EXERCISE DETAILS: Copy the data exactly; pictures stay out of the copy.

* * * * * * *

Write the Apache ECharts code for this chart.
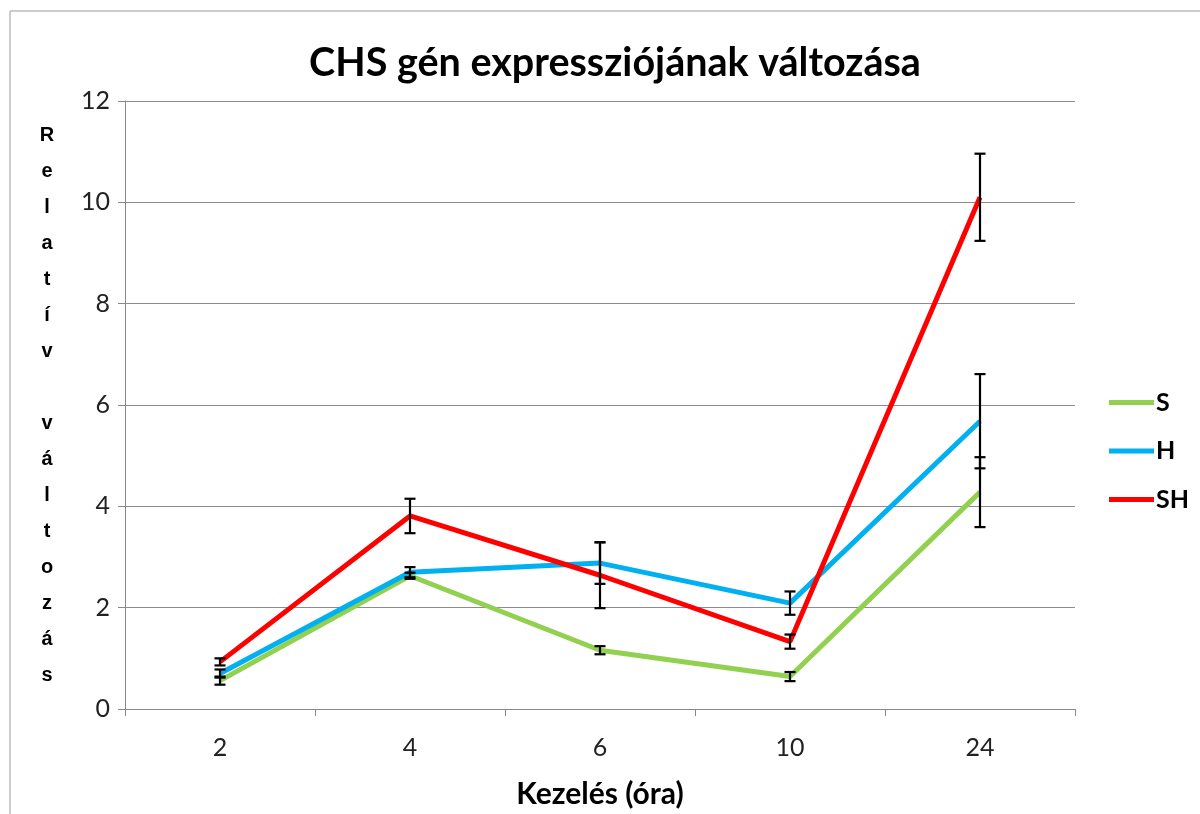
<!DOCTYPE html>
<html>
<head>
<meta charset="utf-8">
<script src="https://cdn.jsdelivr.net/npm/echarts@6/dist/echarts.min.js"></script>
<style>
  html, body { margin: 0; padding: 0; background: #fff; }
  #chart { width: 1200px; height: 814px; }
</style>
</head>
<body>
<div id="chart"></div>
<script>
// adatok
const categories = ['2', '4', '6', '10', '24'];
const valS = [0.56, 2.63, 1.16, 0.64, 4.28];
const valH = [0.70, 2.70, 2.88, 2.09, 5.68];
const valSH = [0.93, 3.81, 2.64, 1.33, 10.1];
const errS = [0.08, 0.06, 0.08, 0.09, 0.69];
const errH = [0.08, 0.10, 0.41, 0.23, 0.93];
const errSH = [0.07, 0.34, 0.65, 0.14, 0.86];
const yTicks = [0, 2, 4, 6, 8, 10, 12];

const colS = '#92D050';
const colH = '#00B0F0';
const colSH = '#FF0000';

function errData(vals, errs) {
    return vals.map((v, i) => [i, v - errs[i], v + errs[i]]);
}

// hibasávok rajzolása
function renderErr(params, api) {
    const x = api.value(0);
    const lo = api.coord([x, api.value(1)]);
    const hi = api.coord([x, api.value(2)]);
    const w = 5.5;
    const st = { stroke: '#000', lineWidth: 2.2 };
    return {
        type: 'group',
        children: [
            { type: 'line', shape: { x1: hi[0], y1: hi[1], x2: lo[0], y2: lo[1] }, style: st },
            { type: 'line', shape: { x1: hi[0] - w, y1: hi[1], x2: hi[0] + w, y2: hi[1] }, style: st },
            { type: 'line', shape: { x1: lo[0] - w, y1: lo[1], x2: lo[0] + w, y2: lo[1] }, style: st }
        ]
    };
}

const myChart = echarts.init(document.getElementById('chart'));

const option = {
    backgroundColor: '#fff',
    animation: false,
    title: {
        text: 'CHS gén expressziójának változása',
        left: 610,
        textAlign: 'center',
        top: 38,
        textStyle: { fontFamily: 'Lato', fontWeight: 'bold', fontSize: 39.5, color: '#000' }
    },
    legend: {
        orient: 'vertical',
        left: 1104,
        top: 385,
        icon: 'rect',
        itemWidth: 45,
        itemHeight: 5,
        itemGap: 23.5,
        data: ['S', 'H', 'SH'],
        textStyle: { fontFamily: 'Lato', fontWeight: 'bold', fontSize: 25, color: '#000', padding: [0, 0, 0, -3] }
    },
    grid: { left: 125, right: 125, top: 101, bottom: 105, outerBoundsMode: 'none' },
    xAxis: {
        type: 'category',
        data: categories,
        boundaryGap: true,
        name: 'Kezelés (óra)',
        nameLocation: 'middle',
        nameGap: 70,
        nameTextStyle: { fontFamily: 'Lato', fontWeight: 'bold', fontSize: 30, color: '#000' },
        axisLine: { lineStyle: { color: '#888', width: 1 } },
        axisTick: { show: true, length: 7, lineStyle: { color: '#888' } },
        axisLabel: { fontFamily: 'Lato', fontSize: 25, color: '#222', margin: 26 }
    },
    yAxis: {
        type: 'value',
        min: yTicks[0],
        max: yTicks[yTicks.length - 1],
        interval: 2,
        name: 'Relatív változás'.split('').join('\n'),
        nameLocation: 'middle',
        nameRotate: 0,
        nameGap: 78,
        nameTextStyle: {
            fontFamily: 'Liberation Sans', fontWeight: 'bold', fontSize: 20,
            color: '#000', lineHeight: 36, align: 'center', verticalAlign: 'middle',
            padding: [14, 0, 0, 0]
        },
        axisLine: { show: true, lineStyle: { color: '#888', width: 1 } },
        axisTick: { show: true, length: 7, lineStyle: { color: '#888' } },
        axisLabel: { fontFamily: 'Lato', fontSize: 25, color: '#222', margin: 15 },
        splitLine: { lineStyle: { color: '#8c8c8c', width: 1 } }
    },
    graphic: [
        { type: 'line', shape: { x1: 10, y1: 11, x2: 10, y2: 814 }, style: { stroke: '#bbb', lineWidth: 1.5 } },
        { type: 'line', shape: { x1: 10, y1: 11, x2: 1200, y2: 11 }, style: { stroke: '#bbb', lineWidth: 1.5 } }
    ],
    series: [
        { name: 'S', type: 'line', data: valS, symbol: 'none', lineStyle: { width: 5, color: colS }, itemStyle: { color: colS } },
        { name: 'H', type: 'line', data: valH, symbol: 'none', lineStyle: { width: 5, color: colH }, itemStyle: { color: colH } },
        { name: 'SH', type: 'line', data: valSH, symbol: 'none', lineStyle: { width: 5, color: colSH }, itemStyle: { color: colSH } },
        { name: 'errS', type: 'custom', renderItem: renderErr, data: errData(valS, errS), z: 5 },
        { name: 'errH', type: 'custom', renderItem: renderErr, data: errData(valH, errH), z: 5 },
        { name: 'errSH', type: 'custom', renderItem: renderErr, data: errData(valSH, errSH), z: 5 }
    ]
};

myChart.setOption(option);
window.addEventListener('resize', () => myChart.resize());
</script>
</body>
</html>
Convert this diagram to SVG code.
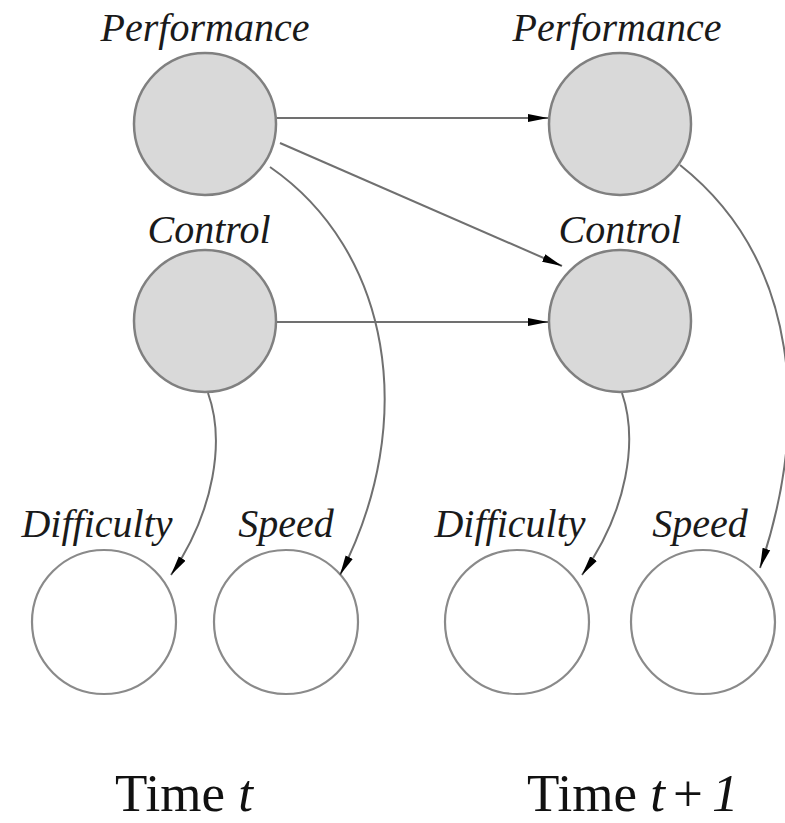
<svg xmlns="http://www.w3.org/2000/svg" width="785" height="823" viewBox="0 0 785 823">
<style>
.obs{fill:#d9d9d9;stroke:#808080;stroke-width:2.5}
.hid{fill:#ffffff;stroke:#8a8a8a;stroke-width:2.2}
.lbl{font-family:"Liberation Serif","Times New Roman",serif;font-style:italic;font-size:40px;fill:#1a1a1a;text-anchor:middle}
.time{font-family:"Liberation Serif","Times New Roman",serif;font-size:53px;fill:#111}
.edge{fill:none;stroke:#707070;stroke-width:2;marker-end:url(#ah)}
</style>
<defs>
<marker id="ah" viewBox="0 0 20 10" refX="20" refY="5" markerWidth="20" markerHeight="10" markerUnits="userSpaceOnUse" orient="auto">
<path d="M0,1 L20,5 L0,9 Z" fill="#000"/>
</marker>
</defs>
<rect width="785" height="823" fill="#fff"/>
<g id="perf_t"><circle class="obs" cx="205" cy="124" r="71"/><text class="lbl" x="205" y="41">Performance</text></g>
<g id="perf_t1"><circle class="obs" cx="620" cy="124" r="71"/><text class="lbl" x="617" y="41">Performance</text></g>
<g id="ctrl_t"><circle class="obs" cx="205" cy="321" r="71"/><text class="lbl" x="209" y="243">Control</text></g>
<g id="ctrl_t1"><circle class="obs" cx="620" cy="321" r="71"/><text class="lbl" x="620" y="243">Control</text></g>
<g id="diff_t"><circle class="hid" cx="104" cy="622" r="72"/><text class="lbl" x="97" y="537">Difficulty</text></g>
<g id="speed_t"><circle class="hid" cx="286" cy="622" r="72"/><text class="lbl" x="286" y="537">Speed</text></g>
<g id="diff_t1"><circle class="hid" cx="517" cy="622" r="72"/><text class="lbl" x="510" y="537">Difficulty</text></g>
<g id="speed_t1"><circle class="hid" cx="703" cy="622" r="72"/><text class="lbl" x="700" y="537">Speed</text></g>
<g id="connectors">
<path class="edge" d="M277,118 L548,118"/>
<path class="edge" d="M277,322 L548,322"/>
<path class="edge" d="M280,143 L562,266"/>
<path class="edge" d="M270,167 C390,250 420,420 340,575"/>
<path class="edge" d="M680,165 C800,260 810,420 760,568"/>
<path class="edge" d="M208,393 C225,440 215,510 171,575"/>
<path class="edge" d="M622,393 C638,440 628,510 582,575"/>
</g>
<g id="time_labels">
<text class="time" x="115" y="811">Time <tspan font-style="italic">t</tspan></text>
<text class="time" x="527" y="811">Time <tspan font-style="italic">t</tspan><tspan dx="8">+</tspan><tspan dx="9" font-style="italic">1</tspan></text>
</g>
</svg>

* * * * * * *

SOLUTION TO THE EXERCISE:
Write the Apache ECharts code for this chart.
<!DOCTYPE html>
<html>
<head>
<meta charset="utf-8">
<script src="https://cdn.jsdelivr.net/npm/echarts@6/dist/echarts.min.js"></script>
<style>
  html, body { margin: 0; padding: 0; background: #fff; }
  #chart { width: 1200px; height: 814px; }
</style>
</head>
<body>
<div id="chart"></div>
<script>
// adatok
const categories = ['2', '4', '6', '10', '24'];
const valS = [0.56, 2.63, 1.16, 0.64, 4.28];
const valH = [0.70, 2.70, 2.88, 2.09, 5.68];
const valSH = [0.93, 3.81, 2.64, 1.33, 10.1];
const errS = [0.08, 0.06, 0.08, 0.09, 0.69];
const errH = [0.08, 0.10, 0.41, 0.23, 0.93];
const errSH = [0.07, 0.34, 0.65, 0.14, 0.86];
const yTicks = [0, 2, 4, 6, 8, 10, 12];

const colS = '#92D050';
const colH = '#00B0F0';
const colSH = '#FF0000';

function errData(vals, errs) {
    return vals.map((v, i) => [i, v - errs[i], v + errs[i]]);
}

// hibasávok rajzolása
function renderErr(params, api) {
    const x = api.value(0);
    const lo = api.coord([x, api.value(1)]);
    const hi = api.coord([x, api.value(2)]);
    const w = 5.5;
    const st = { stroke: '#000', lineWidth: 2.2 };
    return {
        type: 'group',
        children: [
            { type: 'line', shape: { x1: hi[0], y1: hi[1], x2: lo[0], y2: lo[1] }, style: st },
            { type: 'line', shape: { x1: hi[0] - w, y1: hi[1], x2: hi[0] + w, y2: hi[1] }, style: st },
            { type: 'line', shape: { x1: lo[0] - w, y1: lo[1], x2: lo[0] + w, y2: lo[1] }, style: st }
        ]
    };
}

const myChart = echarts.init(document.getElementById('chart'));

const option = {
    backgroundColor: '#fff',
    animation: false,
    title: {
        text: 'CHS gén expressziójának változása',
        left: 610,
        textAlign: 'center',
        top: 38,
        textStyle: { fontFamily: 'Lato', fontWeight: 'bold', fontSize: 39.5, color: '#000' }
    },
    legend: {
        orient: 'vertical',
        left: 1104,
        top: 385,
        icon: 'rect',
        itemWidth: 45,
        itemHeight: 5,
        itemGap: 23.5,
        data: ['S', 'H', 'SH'],
        textStyle: { fontFamily: 'Lato', fontWeight: 'bold', fontSize: 25, color: '#000', padding: [0, 0, 0, -3] }
    },
    grid: { left: 125, right: 125, top: 101, bottom: 105, outerBoundsMode: 'none' },
    xAxis: {
        type: 'category',
        data: categories,
        boundaryGap: true,
        name: 'Kezelés (óra)',
        nameLocation: 'middle',
        nameGap: 70,
        nameTextStyle: { fontFamily: 'Lato', fontWeight: 'bold', fontSize: 30, color: '#000' },
        axisLine: { lineStyle: { color: '#888', width: 1 } },
        axisTick: { show: true, length: 7, lineStyle: { color: '#888' } },
        axisLabel: { fontFamily: 'Lato', fontSize: 25, color: '#222', margin: 26 }
    },
    yAxis: {
        type: 'value',
        min: yTicks[0],
        max: yTicks[yTicks.length - 1],
        interval: 2,
        name: 'Relatív változás'.split('').join('\n'),
        nameLocation: 'middle',
        nameRotate: 0,
        nameGap: 78,
        nameTextStyle: {
            fontFamily: 'Liberation Sans', fontWeight: 'bold', fontSize: 20,
            color: '#000', lineHeight: 36, align: 'center', verticalAlign: 'middle',
            padding: [14, 0, 0, 0]
        },
        axisLine: { show: true, lineStyle: { color: '#888', width: 1 } },
        axisTick: { show: true, length: 7, lineStyle: { color: '#888' } },
        axisLabel: { fontFamily: 'Lato', fontSize: 25, color: '#222', margin: 15 },
        splitLine: { lineStyle: { color: '#8c8c8c', width: 1 } }
    },
    graphic: [
        { type: 'line', shape: { x1: 10, y1: 11, x2: 10, y2: 814 }, style: { stroke: '#bbb', lineWidth: 1.5 } },
        { type: 'line', shape: { x1: 10, y1: 11, x2: 1200, y2: 11 }, style: { stroke: '#bbb', lineWidth: 1.5 } }
    ],
    series: [
        { name: 'S', type: 'line', data: valS, symbol: 'none', lineStyle: { width: 5, color: colS }, itemStyle: { color: colS } },
        { name: 'H', type: 'line', data: valH, symbol: 'none', lineStyle: { width: 5, color: colH }, itemStyle: { color: colH } },
        { name: 'SH', type: 'line', data: valSH, symbol: 'none', lineStyle: { width: 5, color: colSH }, itemStyle: { color: colSH } },
        { name: 'errS', type: 'custom', renderItem: renderErr, data: errData(valS, errS), z: 5 },
        { name: 'errH', type: 'custom', renderItem: renderErr, data: errData(valH, errH), z: 5 },
        { name: 'errSH', type: 'custom', renderItem: renderErr, data: errData(valSH, errSH), z: 5 }
    ]
};

myChart.setOption(option);
window.addEventListener('resize', () => myChart.resize());
</script>
</body>
</html>
Convert this diagram to SVG code.
<svg xmlns="http://www.w3.org/2000/svg" width="785" height="823" viewBox="0 0 785 823">
<style>
.obs{fill:#d9d9d9;stroke:#808080;stroke-width:2.5}
.hid{fill:#ffffff;stroke:#8a8a8a;stroke-width:2.2}
.lbl{font-family:"Liberation Serif","Times New Roman",serif;font-style:italic;font-size:40px;fill:#1a1a1a;text-anchor:middle}
.time{font-family:"Liberation Serif","Times New Roman",serif;font-size:53px;fill:#111}
.edge{fill:none;stroke:#707070;stroke-width:2;marker-end:url(#ah)}
</style>
<defs>
<marker id="ah" viewBox="0 0 20 10" refX="20" refY="5" markerWidth="20" markerHeight="10" markerUnits="userSpaceOnUse" orient="auto">
<path d="M0,1 L20,5 L0,9 Z" fill="#000"/>
</marker>
</defs>
<rect width="785" height="823" fill="#fff"/>
<g id="perf_t"><circle class="obs" cx="205" cy="124" r="71"/><text class="lbl" x="205" y="41">Performance</text></g>
<g id="perf_t1"><circle class="obs" cx="620" cy="124" r="71"/><text class="lbl" x="617" y="41">Performance</text></g>
<g id="ctrl_t"><circle class="obs" cx="205" cy="321" r="71"/><text class="lbl" x="209" y="243">Control</text></g>
<g id="ctrl_t1"><circle class="obs" cx="620" cy="321" r="71"/><text class="lbl" x="620" y="243">Control</text></g>
<g id="diff_t"><circle class="hid" cx="104" cy="622" r="72"/><text class="lbl" x="97" y="537">Difficulty</text></g>
<g id="speed_t"><circle class="hid" cx="286" cy="622" r="72"/><text class="lbl" x="286" y="537">Speed</text></g>
<g id="diff_t1"><circle class="hid" cx="517" cy="622" r="72"/><text class="lbl" x="510" y="537">Difficulty</text></g>
<g id="speed_t1"><circle class="hid" cx="703" cy="622" r="72"/><text class="lbl" x="700" y="537">Speed</text></g>
<g id="connectors">
<path class="edge" d="M277,118 L548,118"/>
<path class="edge" d="M277,322 L548,322"/>
<path class="edge" d="M280,143 L562,266"/>
<path class="edge" d="M270,167 C390,250 420,420 340,575"/>
<path class="edge" d="M680,165 C800,260 810,420 760,568"/>
<path class="edge" d="M208,393 C225,440 215,510 171,575"/>
<path class="edge" d="M622,393 C638,440 628,510 582,575"/>
</g>
<g id="time_labels">
<text class="time" x="115" y="811">Time <tspan font-style="italic">t</tspan></text>
<text class="time" x="527" y="811">Time <tspan font-style="italic">t</tspan><tspan dx="8">+</tspan><tspan dx="9" font-style="italic">1</tspan></text>
</g>
</svg>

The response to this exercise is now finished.